Vanessa Kosoy comments on FixDT

Vanessa Kosoy 18 Dec 2024 16:15 UTC
LW: 4 AF: 4
0
AF
This post proposes an approach to decision theory in which we notion of “actions” is emergent. Instead of having an ontologically fundamental notion of actions, the agent just has beliefs, and some of them are self-fulfilling prophecies. For example, the agent can discover that “whenever I believe my arm will move up/down, my arm truly moves up/down”, and then exploit this fact by moving the arm in the right direction to maximize utility. This works by having a “metabelief” (a mapping from beliefs to beliefs; my terminology, not the OP’s) and allowing the agent to choose its belief out of the metabelief fixed points.
The next natural question is then, can we indeed demonstrate that an agent will learn which part of the world it controls, under reasonable conditions. Abram implies that it should be possible if we only allow choice among attractive fixed point. He then bemoans the need for this restriction and tries to use ideas from Active Inference to fix it with limited success. Personally, I don’t understand what’s so bad with staying with the attractive fixed points.
Unfortunately, this post avoids spelling out a sequential version of the decision theory, which would be necessary to actually establish any learning-theoretic result. However, I think that I see how it can be done, and it seems to support Abram’s claims. Details follows.

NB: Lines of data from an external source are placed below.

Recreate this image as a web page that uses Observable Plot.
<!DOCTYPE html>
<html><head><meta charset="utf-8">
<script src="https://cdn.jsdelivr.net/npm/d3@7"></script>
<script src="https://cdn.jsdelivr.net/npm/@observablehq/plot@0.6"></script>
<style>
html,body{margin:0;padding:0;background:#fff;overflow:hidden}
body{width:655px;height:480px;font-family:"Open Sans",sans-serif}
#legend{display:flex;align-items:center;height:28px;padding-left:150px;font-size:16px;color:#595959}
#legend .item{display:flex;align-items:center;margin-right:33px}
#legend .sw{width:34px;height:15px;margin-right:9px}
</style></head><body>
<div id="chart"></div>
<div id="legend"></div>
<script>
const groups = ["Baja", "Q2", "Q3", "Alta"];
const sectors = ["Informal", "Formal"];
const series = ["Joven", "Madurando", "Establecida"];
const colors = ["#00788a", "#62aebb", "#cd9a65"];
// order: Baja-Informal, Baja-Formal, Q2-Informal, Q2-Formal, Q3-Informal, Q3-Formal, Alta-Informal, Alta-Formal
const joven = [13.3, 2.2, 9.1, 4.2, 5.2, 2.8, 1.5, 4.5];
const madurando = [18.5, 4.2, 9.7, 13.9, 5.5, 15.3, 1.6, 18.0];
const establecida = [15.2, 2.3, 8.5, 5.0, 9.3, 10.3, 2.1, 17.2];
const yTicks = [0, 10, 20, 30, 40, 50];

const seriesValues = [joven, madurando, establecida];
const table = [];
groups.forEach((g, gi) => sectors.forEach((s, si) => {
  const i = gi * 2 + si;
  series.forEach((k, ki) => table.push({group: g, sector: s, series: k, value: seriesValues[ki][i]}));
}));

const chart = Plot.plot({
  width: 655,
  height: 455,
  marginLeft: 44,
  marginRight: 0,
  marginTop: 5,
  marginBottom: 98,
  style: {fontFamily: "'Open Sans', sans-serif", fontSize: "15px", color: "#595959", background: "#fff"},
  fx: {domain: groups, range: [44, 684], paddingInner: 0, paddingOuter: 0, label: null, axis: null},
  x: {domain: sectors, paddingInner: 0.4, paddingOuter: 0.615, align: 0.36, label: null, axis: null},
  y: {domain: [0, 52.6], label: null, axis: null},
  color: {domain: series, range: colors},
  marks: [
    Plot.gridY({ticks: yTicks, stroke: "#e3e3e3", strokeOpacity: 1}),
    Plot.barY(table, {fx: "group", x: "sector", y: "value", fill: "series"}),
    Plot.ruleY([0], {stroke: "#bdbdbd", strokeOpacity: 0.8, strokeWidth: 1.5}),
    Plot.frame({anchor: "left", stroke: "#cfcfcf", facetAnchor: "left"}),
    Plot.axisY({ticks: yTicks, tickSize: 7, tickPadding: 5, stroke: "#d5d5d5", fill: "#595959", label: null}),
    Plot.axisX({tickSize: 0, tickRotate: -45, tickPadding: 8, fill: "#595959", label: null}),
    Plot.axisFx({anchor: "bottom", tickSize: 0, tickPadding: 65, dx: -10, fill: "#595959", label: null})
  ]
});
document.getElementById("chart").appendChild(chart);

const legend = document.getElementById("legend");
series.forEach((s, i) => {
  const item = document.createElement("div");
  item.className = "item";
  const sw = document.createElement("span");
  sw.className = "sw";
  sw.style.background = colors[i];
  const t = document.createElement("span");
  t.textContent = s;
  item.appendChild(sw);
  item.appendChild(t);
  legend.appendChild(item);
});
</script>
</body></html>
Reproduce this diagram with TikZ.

Let’s suppose that the agent observes two systems, each of which can be in one of two positions. At each moment of time, it observes an element of $A \times B$ , where $| A | = | B | = 2$ . The agent beliefs it can control one of $A$ and $B$ whereas the other is a fair coin. However, it doesn’t know which is which.
In this case, metabeliefs are mappings of type $θ : Δ (A \times B)^{ω} \to Δ (A \times B)^{ω}$ . Specifically, we have a hypothesis $α$ that asserts $A$ is controllable, a hypothesis $β$ that asserts $B$ is controllable and the overall metabelief is (say) $ζ = \frac{1}{2} α + \frac{1}{2} β$ .
The hypothesis $α$ is defined by
$α (q; i j ∣ h) := \frac{1}{2} f (q (i ∣ h))$
Here, $q \in Δ (A \times B)^{ω}$ , $i \in A$ , $j \in B$ , $h \in (A \times B)^{*}$ and $f : [0, 1] \to [0, 1]$ is some “motor response function”, e.g. $f (x) := \frac{1}{2} + \frac{1}{2} \sqrt[3]{2 x - 1}$ .
Similarly, $β$ is defined by
$β (q; i j ∣ h) := \frac{1}{2} f (q (j ∣ h))$
Now, let $ξ \in Δ (A \times B)^{ω}$ be an attractive fixed point of $ζ$ and consider some history $h \in (A \times B)^{*}$ . If the statistics of $A$ in $h$ seem biased towards $ξ$ whereas the statistics of $B$ in $h$ seem like a fair coin, then the likelihoods will satisfy $α (ξ; h) ≫ β (ξ; h)$ and hence $ζ (ξ; i ∣ h) = ξ (i ∣ h)$ will be close to $α (ξ; i ∣ h) = f (ξ (i ∣ h))$ and therefore will be close to ${0, 1}$ (since $ξ$ is an attractive fixed point). On the other hand, in the converse situation, the likelihoods will satisfy $α (ξ; h) ≪ β (ξ; h)$ and hence $ζ (ξ; i ∣ h) = ξ (i ∣ h)$ will be close to $β (ξ; i ∣ h) = \frac{1}{2}$ . Hence, the agent effectively updates on the observed history and will choose some fixed point $ξ^{*}$ which controls the available degrees of freedom correctly.
Notice that all of this doesn’t work with repelling fixed points. Indeed, if we used $f (x) := \frac{1}{2} + \frac{1}{2} (2 x - 1)^{3}$ then $ζ$ would have a unique fixed point and there would be nothing to choose.
I find these ideas quite intriguing and am likely to keep thing about them!